-- EXERCISE OBJECTIVE --
What follows is a listing; give it again exactly, in its entirety.

-- COLLECTED DATA --
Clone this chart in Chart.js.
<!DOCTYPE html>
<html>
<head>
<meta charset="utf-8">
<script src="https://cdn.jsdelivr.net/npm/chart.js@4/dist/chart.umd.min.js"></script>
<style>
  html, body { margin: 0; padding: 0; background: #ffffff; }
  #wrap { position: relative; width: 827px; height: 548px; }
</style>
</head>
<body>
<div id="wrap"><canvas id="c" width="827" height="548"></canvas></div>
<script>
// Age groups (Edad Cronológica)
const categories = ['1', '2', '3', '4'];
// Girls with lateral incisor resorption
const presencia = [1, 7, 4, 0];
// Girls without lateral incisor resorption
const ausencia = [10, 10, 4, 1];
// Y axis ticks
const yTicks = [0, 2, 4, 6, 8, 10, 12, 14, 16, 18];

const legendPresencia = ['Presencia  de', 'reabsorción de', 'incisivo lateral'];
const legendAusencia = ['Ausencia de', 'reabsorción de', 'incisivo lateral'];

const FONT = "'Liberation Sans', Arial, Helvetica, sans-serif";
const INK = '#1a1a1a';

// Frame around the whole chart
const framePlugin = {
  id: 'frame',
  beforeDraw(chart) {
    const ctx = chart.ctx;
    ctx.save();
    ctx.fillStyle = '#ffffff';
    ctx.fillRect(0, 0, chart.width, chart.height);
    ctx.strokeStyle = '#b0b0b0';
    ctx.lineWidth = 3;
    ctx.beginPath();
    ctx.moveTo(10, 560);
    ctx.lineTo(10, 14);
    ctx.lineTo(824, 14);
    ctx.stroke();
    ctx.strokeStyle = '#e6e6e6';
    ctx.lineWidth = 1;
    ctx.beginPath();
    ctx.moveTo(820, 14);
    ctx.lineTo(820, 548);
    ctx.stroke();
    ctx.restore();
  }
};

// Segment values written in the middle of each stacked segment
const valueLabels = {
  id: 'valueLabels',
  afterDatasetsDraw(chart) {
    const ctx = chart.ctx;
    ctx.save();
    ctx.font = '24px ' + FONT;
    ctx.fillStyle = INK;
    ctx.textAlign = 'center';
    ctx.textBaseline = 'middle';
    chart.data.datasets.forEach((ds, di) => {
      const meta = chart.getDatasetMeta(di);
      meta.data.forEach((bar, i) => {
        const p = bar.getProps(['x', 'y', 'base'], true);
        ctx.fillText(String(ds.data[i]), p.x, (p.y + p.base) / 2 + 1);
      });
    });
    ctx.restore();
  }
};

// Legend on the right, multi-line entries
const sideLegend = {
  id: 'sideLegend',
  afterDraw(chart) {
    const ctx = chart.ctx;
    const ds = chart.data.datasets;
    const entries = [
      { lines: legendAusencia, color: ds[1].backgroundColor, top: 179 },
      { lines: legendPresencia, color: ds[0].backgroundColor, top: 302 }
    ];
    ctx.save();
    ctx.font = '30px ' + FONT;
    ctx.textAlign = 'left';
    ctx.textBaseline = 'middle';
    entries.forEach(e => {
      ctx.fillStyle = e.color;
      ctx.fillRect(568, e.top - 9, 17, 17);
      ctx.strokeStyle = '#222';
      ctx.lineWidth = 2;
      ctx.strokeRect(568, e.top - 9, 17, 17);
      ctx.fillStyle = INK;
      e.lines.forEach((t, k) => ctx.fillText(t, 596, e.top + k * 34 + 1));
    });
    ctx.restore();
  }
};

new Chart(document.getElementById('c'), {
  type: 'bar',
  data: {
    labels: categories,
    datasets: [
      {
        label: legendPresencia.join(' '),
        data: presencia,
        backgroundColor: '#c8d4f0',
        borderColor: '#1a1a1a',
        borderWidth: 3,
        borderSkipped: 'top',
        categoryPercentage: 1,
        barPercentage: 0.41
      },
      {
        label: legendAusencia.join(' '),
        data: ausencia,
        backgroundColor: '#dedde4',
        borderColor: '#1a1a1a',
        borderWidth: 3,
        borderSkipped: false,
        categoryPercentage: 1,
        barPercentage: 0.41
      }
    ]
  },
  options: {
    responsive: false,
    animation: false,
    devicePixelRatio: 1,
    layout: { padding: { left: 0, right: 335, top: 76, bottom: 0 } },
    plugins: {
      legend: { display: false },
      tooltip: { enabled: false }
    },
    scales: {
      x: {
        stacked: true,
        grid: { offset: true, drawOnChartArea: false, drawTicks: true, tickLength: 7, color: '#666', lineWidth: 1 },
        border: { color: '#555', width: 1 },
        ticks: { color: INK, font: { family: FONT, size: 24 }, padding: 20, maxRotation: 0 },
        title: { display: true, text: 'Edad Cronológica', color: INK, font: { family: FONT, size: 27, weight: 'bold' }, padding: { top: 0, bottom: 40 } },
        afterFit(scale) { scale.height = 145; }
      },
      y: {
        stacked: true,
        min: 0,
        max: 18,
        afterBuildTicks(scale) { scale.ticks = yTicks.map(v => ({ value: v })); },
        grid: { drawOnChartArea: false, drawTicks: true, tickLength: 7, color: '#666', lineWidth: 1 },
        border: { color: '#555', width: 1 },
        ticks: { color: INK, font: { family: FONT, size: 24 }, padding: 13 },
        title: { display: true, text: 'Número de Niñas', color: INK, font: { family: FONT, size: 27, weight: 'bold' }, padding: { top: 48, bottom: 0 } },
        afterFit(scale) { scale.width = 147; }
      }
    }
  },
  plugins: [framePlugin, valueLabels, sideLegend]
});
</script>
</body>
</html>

-- COMPLETE ANSWER --
Clone this chart in Chart.js.
<!DOCTYPE html>
<html>
<head>
<meta charset="utf-8">
<script src="https://cdn.jsdelivr.net/npm/chart.js@4/dist/chart.umd.min.js"></script>
<style>
  html, body { margin: 0; padding: 0; background: #ffffff; }
  #wrap { position: relative; width: 827px; height: 548px; }
</style>
</head>
<body>
<div id="wrap"><canvas id="c" width="827" height="548"></canvas></div>
<script>
// Age groups (Edad Cronológica)
const categories = ['1', '2', '3', '4'];
// Girls with lateral incisor resorption
const presencia = [1, 7, 4, 0];
// Girls without lateral incisor resorption
const ausencia = [10, 10, 4, 1];
// Y axis ticks
const yTicks = [0, 2, 4, 6, 8, 10, 12, 14, 16, 18];

const legendPresencia = ['Presencia  de', 'reabsorción de', 'incisivo lateral'];
const legendAusencia = ['Ausencia de', 'reabsorción de', 'incisivo lateral'];

const FONT = "'Liberation Sans', Arial, Helvetica, sans-serif";
const INK = '#1a1a1a';

// Frame around the whole chart
const framePlugin = {
  id: 'frame',
  beforeDraw(chart) {
    const ctx = chart.ctx;
    ctx.save();
    ctx.fillStyle = '#ffffff';
    ctx.fillRect(0, 0, chart.width, chart.height);
    ctx.strokeStyle = '#b0b0b0';
    ctx.lineWidth = 3;
    ctx.beginPath();
    ctx.moveTo(10, 560);
    ctx.lineTo(10, 14);
    ctx.lineTo(824, 14);
    ctx.stroke();
    ctx.strokeStyle = '#e6e6e6';
    ctx.lineWidth = 1;
    ctx.beginPath();
    ctx.moveTo(820, 14);
    ctx.lineTo(820, 548);
    ctx.stroke();
    ctx.restore();
  }
};

// Segment values written in the middle of each stacked segment
const valueLabels = {
  id: 'valueLabels',
  afterDatasetsDraw(chart) {
    const ctx = chart.ctx;
    ctx.save();
    ctx.font = '24px ' + FONT;
    ctx.fillStyle = INK;
    ctx.textAlign = 'center';
    ctx.textBaseline = 'middle';
    chart.data.datasets.forEach((ds, di) => {
      const meta = chart.getDatasetMeta(di);
      meta.data.forEach((bar, i) => {
        const p = bar.getProps(['x', 'y', 'base'], true);
        ctx.fillText(String(ds.data[i]), p.x, (p.y + p.base) / 2 + 1);
      });
    });
    ctx.restore();
  }
};

// Legend on the right, multi-line entries
const sideLegend = {
  id: 'sideLegend',
  afterDraw(chart) {
    const ctx = chart.ctx;
    const ds = chart.data.datasets;
    const entries = [
      { lines: legendAusencia, color: ds[1].backgroundColor, top: 179 },
      { lines: legendPresencia, color: ds[0].backgroundColor, top: 302 }
    ];
    ctx.save();
    ctx.font = '30px ' + FONT;
    ctx.textAlign = 'left';
    ctx.textBaseline = 'middle';
    entries.forEach(e => {
      ctx.fillStyle = e.color;
      ctx.fillRect(568, e.top - 9, 17, 17);
      ctx.strokeStyle = '#222';
      ctx.lineWidth = 2;
      ctx.strokeRect(568, e.top - 9, 17, 17);
      ctx.fillStyle = INK;
      e.lines.forEach((t, k) => ctx.fillText(t, 596, e.top + k * 34 + 1));
    });
    ctx.restore();
  }
};

new Chart(document.getElementById('c'), {
  type: 'bar',
  data: {
    labels: categories,
    datasets: [
      {
        label: legendPresencia.join(' '),
        data: presencia,
        backgroundColor: '#c8d4f0',
        borderColor: '#1a1a1a',
        borderWidth: 3,
        borderSkipped: 'top',
        categoryPercentage: 1,
        barPercentage: 0.41
      },
      {
        label: legendAusencia.join(' '),
        data: ausencia,
        backgroundColor: '#dedde4',
        borderColor: '#1a1a1a',
        borderWidth: 3,
        borderSkipped: false,
        categoryPercentage: 1,
        barPercentage: 0.41
      }
    ]
  },
  options: {
    responsive: false,
    animation: false,
    devicePixelRatio: 1,
    layout: { padding: { left: 0, right: 335, top: 76, bottom: 0 } },
    plugins: {
      legend: { display: false },
      tooltip: { enabled: false }
    },
    scales: {
      x: {
        stacked: true,
        grid: { offset: true, drawOnChartArea: false, drawTicks: true, tickLength: 7, color: '#666', lineWidth: 1 },
        border: { color: '#555', width: 1 },
        ticks: { color: INK, font: { family: FONT, size: 24 }, padding: 20, maxRotation: 0 },
        title: { display: true, text: 'Edad Cronológica', color: INK, font: { family: FONT, size: 27, weight: 'bold' }, padding: { top: 0, bottom: 40 } },
        afterFit(scale) { scale.height = 145; }
      },
      y: {
        stacked: true,
        min: 0,
        max: 18,
        afterBuildTicks(scale) { scale.ticks = yTicks.map(v => ({ value: v })); },
        grid: { drawOnChartArea: false, drawTicks: true, tickLength: 7, color: '#666', lineWidth: 1 },
        border: { color: '#555', width: 1 },
        ticks: { color: INK, font: { family: FONT, size: 24 }, padding: 13 },
        title: { display: true, text: 'Número de Niñas', color: INK, font: { family: FONT, size: 27, weight: 'bold' }, padding: { top: 48, bottom: 0 } },
        afterFit(scale) { scale.width = 147; }
      }
    }
  },
  plugins: [framePlugin, valueLabels, sideLegend]
});
</script>
</body>
</html>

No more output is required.